Y aconteció que cuando se acercó para entrar en Egipto, dijo a Sarai su mujer: He aquí ahora sé que eres una mujer hermosa a la vista;

Cuando estaba a punto de entrar en Egipto, le dijo a Sarai, su esposa. Al llegar a los confines de Egipto, que era el mayor reino primitivo del mundo, comenzó a sentirse inquieto. Por todas partes le saltaban a la vista signos crecientes de civilización, grandeza y poder; y como la inmigración de una tribu tan numerosa como la suya desde el desierto vecino atraería sin duda la atención del público, la perspectiva de encontrarse con las autoridades de Egipto, tan diferentes de los simples nómadas de Asia, a los que su experiencia se había limitado hasta entonces, le llenó de temor. Pero todas las demás angustias fueron olvidadas y absorbidas por un motivo de alarma.

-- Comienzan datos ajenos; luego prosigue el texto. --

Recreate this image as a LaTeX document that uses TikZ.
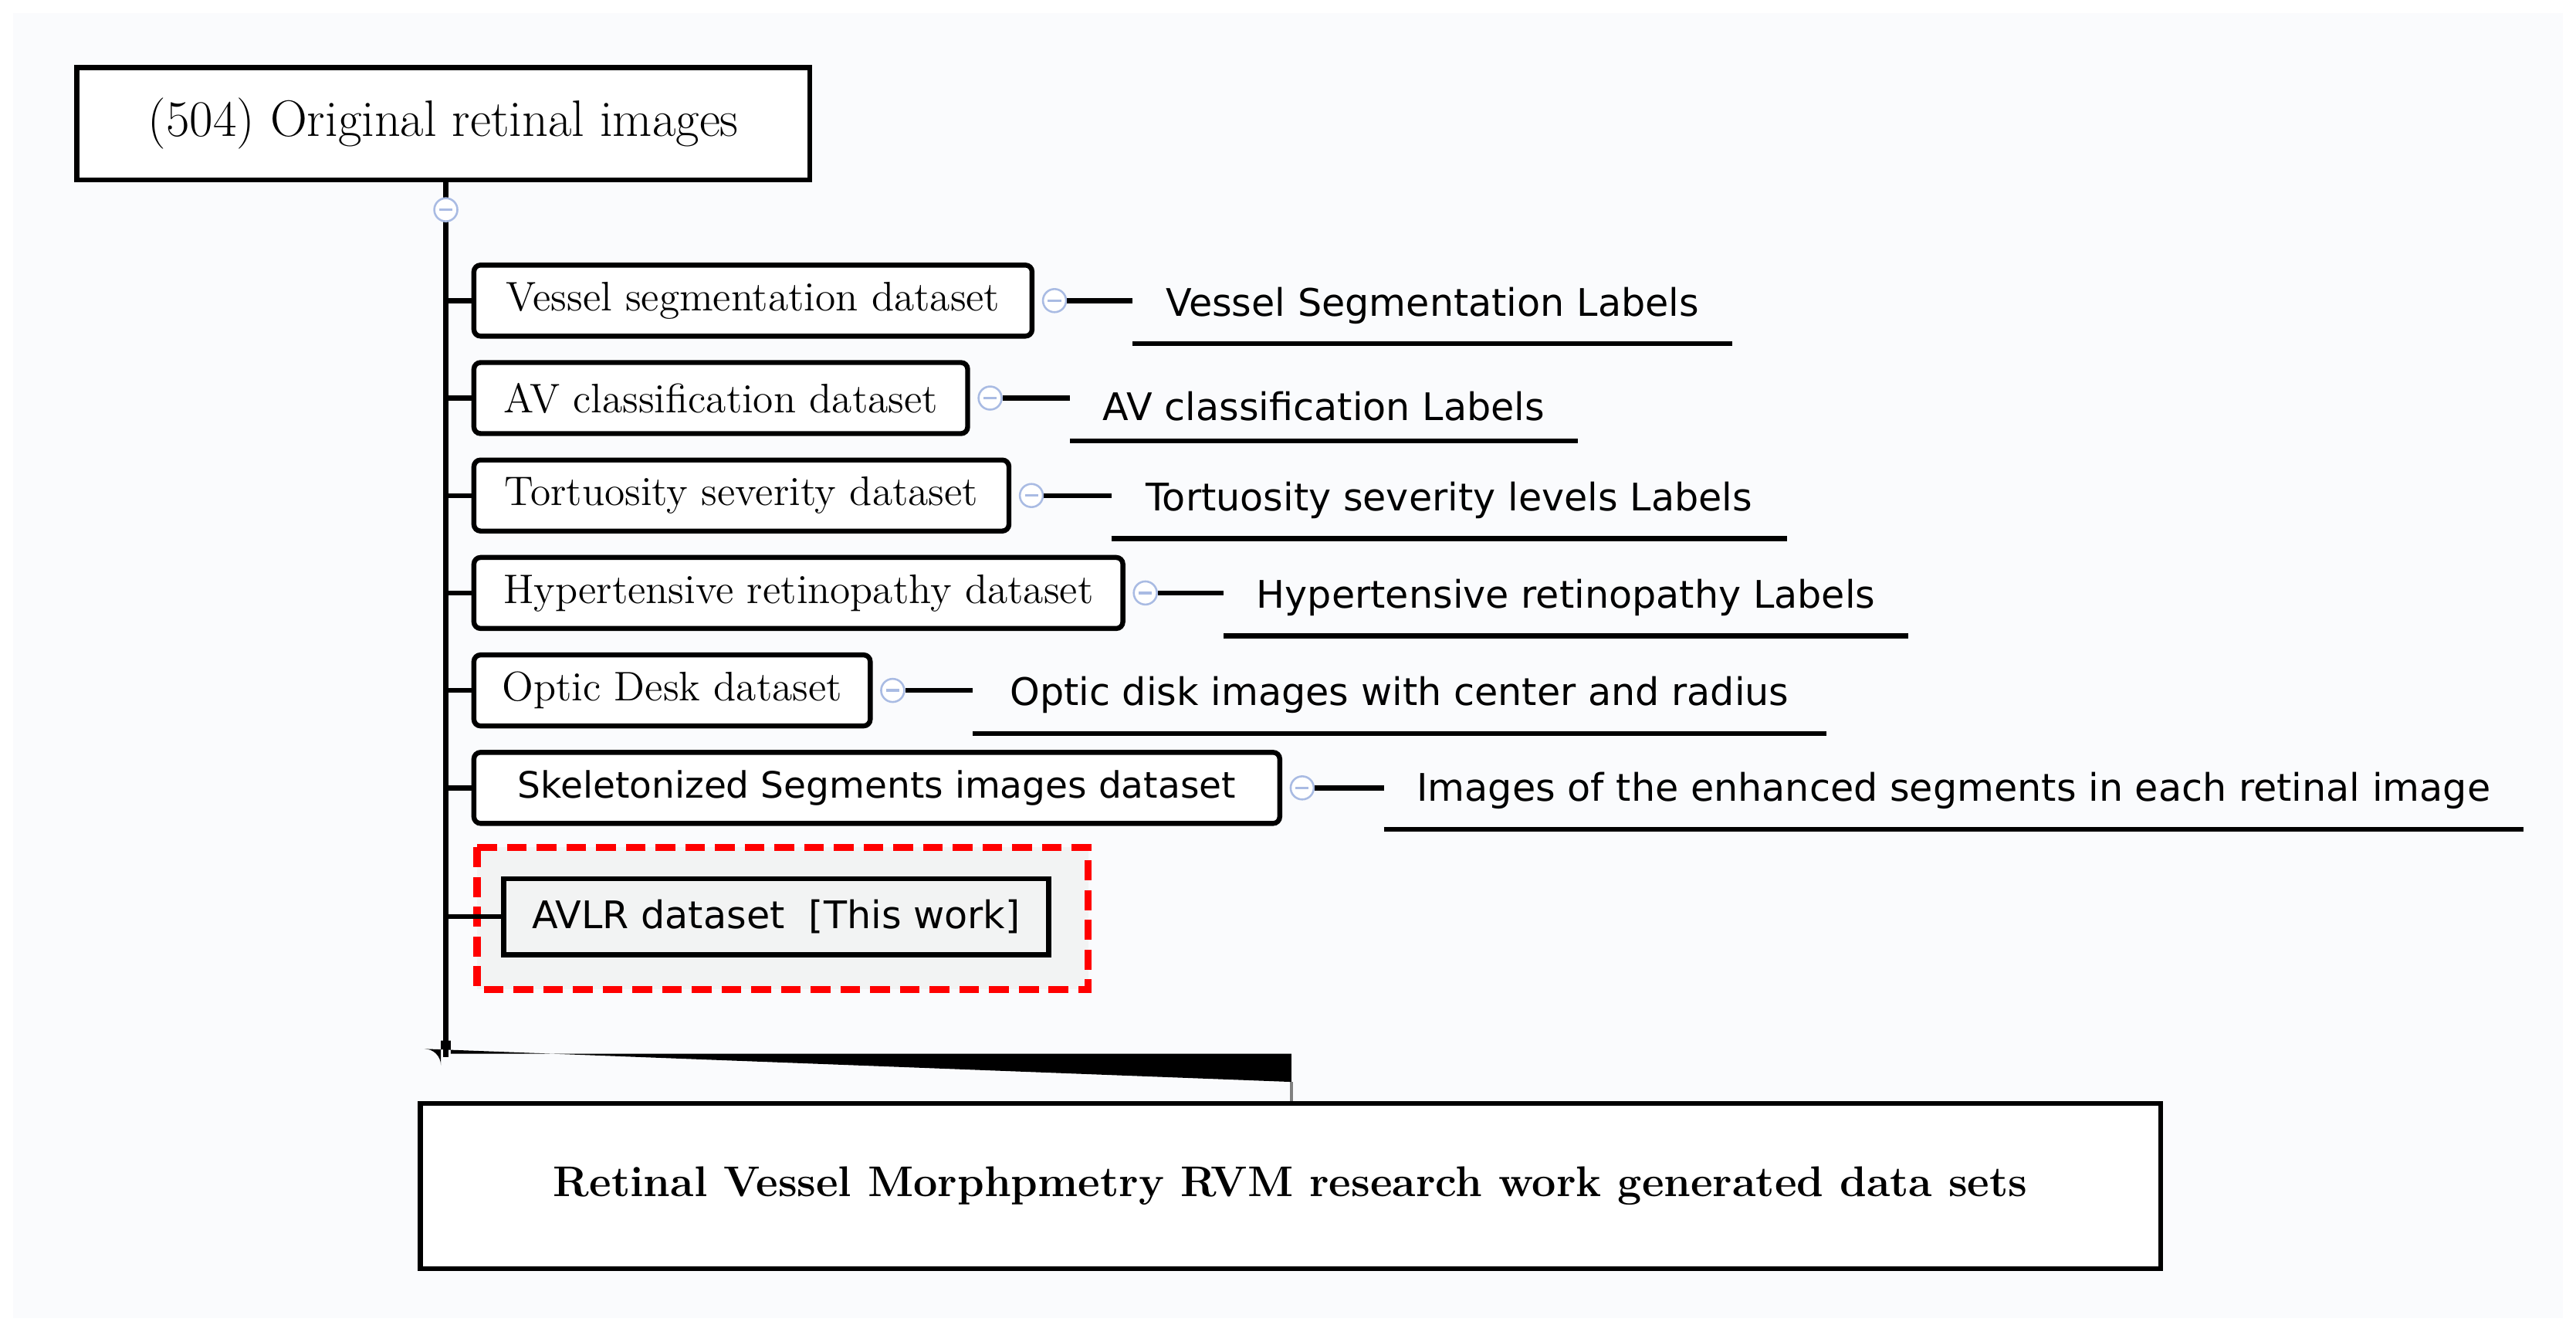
\documentclass[tikz,border=0pt]{standalone}
\usepackage{fontspec}
\newfontfamily\labelfont{DejaVu Sans}
\usetikzlibrary{positioning}
\definecolor{bgpaper}{HTML}{FAFBFD}
\definecolor{knobblue}{HTML}{A9BBE3}
\definecolor{avlrfill}{HTML}{F2F3F3}
\tikzset{
	dsbox/.style={draw,line width=1.5pt,rounded corners=2pt,fill=white,anchor=west,minimum height=21.5pt,inner xsep=8pt,outer sep=0pt,font=\fontsize{12.5}{13}\selectfont},
	knob/.style={circle,draw=knobblue,line width=0.6pt,fill=white,minimum size=7pt,inner sep=0pt,
		path picture={\draw[knobblue,line width=0.8pt] ([xshift=-2pt]path picture bounding box.center) -- ([xshift=2pt]path picture bounding box.center);}},
	lbl/.style={anchor=south west,inner xsep=10pt,inner ysep=6pt,outer sep=0pt,font=\labelfont\fontsize{11.5}{12}\selectfont},
	link/.style={line width=1.5pt}
}
\begin{document}
\begin{tikzpicture}[x=0.5pt,y=-0.5pt]
	\fill[white] (0,0) rectangle (1560,806);
	\fill[bgpaper] (8,8) rectangle (1552,798);
	\useasboundingbox (0,0) rectangle (1560,806);

	% root and trunk
	\node[draw,line width=1.5pt,fill=white,outer sep=0pt,minimum width=222pt,minimum height=34pt,font=\fontsize{15.5}{16}\selectfont] (root) at (268.5,75) {(504) Original retinal images};
	\draw[link] (270,110) -- (270,640);
	\fill (267,630) -- (267,645) arc[start angle=180,end angle=90,radius=-10] -- (782,655) -- (782,638) -- (273,638) -- (273,630) -- cycle;
	\fill[gray] (781,655) rectangle (783,667);
	\node[knob] (k0) at (270,127) {};

	% datasets
	\node[dsbox,minimum width=169pt] (d1) at (287,182) {Vessel segmentation dataset};
	\node[dsbox,minimum width=149.5pt] (d2) at (287,241) {AV classification dataset};
	\node[dsbox,minimum width=162pt] (d3) at (287,300) {Tortuosity severity dataset};
	\node[dsbox,minimum width=196.5pt] (d4) at (287,359) {Hypertensive retinopathy dataset};
	\node[dsbox,minimum width=120pt] (d5) at (287,418) {Optic Desk dataset};
	\node[dsbox,minimum width=244pt,font=\labelfont\fontsize{11}{12}\selectfont] (d6) at (287,477) {Skeletonized Segments images dataset};

	% labels
	\node[lbl,minimum width=180pt] (l1) at (686,208) {Vessel Segmentation Labels};
	\node[lbl,minimum width=152pt] (l2) at (648,267) {AV classification Labels};
	\node[lbl,minimum width=204.5pt] (l3) at (673,326) {Tortuosity severity levels Labels};
	\node[lbl,minimum width=204.5pt] (l4) at (741,385) {Hypertensive retinopathy Labels};
	\node[lbl,minimum width=258.5pt] (l5) at (589,444) {Optic disk images with center and radius};
	\node[lbl,minimum width=341pt] (l6) at (838,502) {Images of the enhanced segments in each retinal image};

	\foreach \i/\g in {1/686,2/648,3/673,4/741,5/589,6/838} {
		\draw[link] (270,0 |- d\i.west) -- (d\i.west);
		\node[knob,right=3pt of d\i.east] (k\i) {};
		\draw[link] (k\i.east) -- (\g,0 |- k\i.east);
		\draw[link] (l\i.south west) -- (l\i.south east);
	}

	% this work
	\draw[red,line width=2.2pt,dash pattern=on 6pt off 3pt,fill=avlrfill] (289,513) rectangle (659,599);
	\node[draw,line width=1.6pt,fill=avlrfill,anchor=west,outer sep=0pt,minimum width=165pt,minimum height=23pt,font=\labelfont\fontsize{11.5}{12}\selectfont] (d7) at (305,555) {AVLR dataset~~[This work]};
	\draw[link] (270,0 |- d7.west) -- (d7.west);

	% title
	\node[draw,line width=1.5pt,fill=white,outer sep=0pt,minimum width=527pt,minimum height=50pt,font=\bfseries\fontsize{13}{14}\selectfont] (title) at (781.5,718) {Retinal Vessel Morphpmetry RVM research work generated data sets};
\end{tikzpicture}
\end{document}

Sé que eres una mujer hermosa. La tez de Sarai, procedente de un país montañoso, sería fresca y clara en comparación con los rostros de las mujeres egipcias, que, como muestran los monumentos, eran de color marrón oscuro o cobrizo. Tenía una mala opinión de la moral y las costumbres del país; y previendo que Sarai, cuyo estilo de belleza era muy superior al de las mujeres egipcias, podría cautivar a algún noble orgulloso, que trataría por cualquier medio de obtener posesión de ella, Abram empezó a temer por su vida.

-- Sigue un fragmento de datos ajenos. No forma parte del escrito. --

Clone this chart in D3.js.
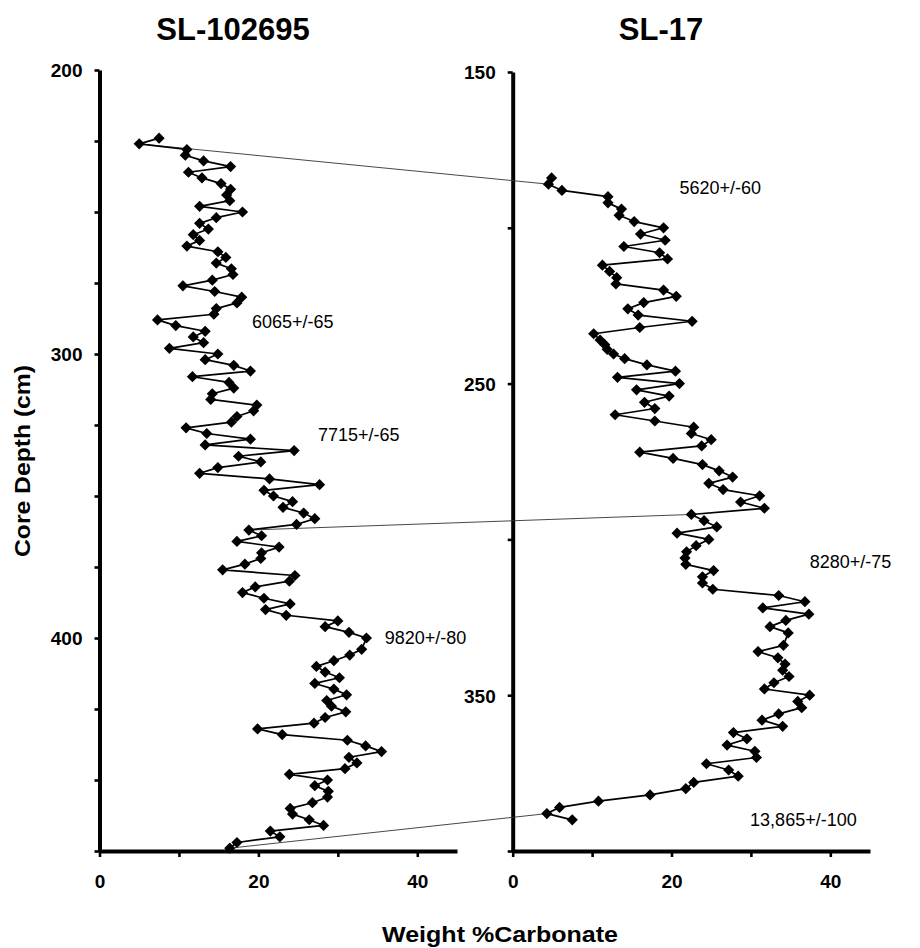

La idea lo puso tan completamente nervioso que su fortaleza y su fe cedieron por igual; y formó un ingenioso plan que, si bien mantendría a su esposa a su lado, esperaba que, al conducir al compromiso y otras negociaciones relacionadas con la dote, aplazaría el mal día. El consejo de Abram a Sarai fue verdadero en palabras; pero fue un engaño, destinado a dar la impresión de que ella no era más que su hermana. Su conducta fue culpable e inconsistente con su carácter de siervo de Dios; mostró una confianza en la política mundana más que una confianza en la promesa; y no sólo pecó él mismo, sino que también tentó a Sarai a pecar.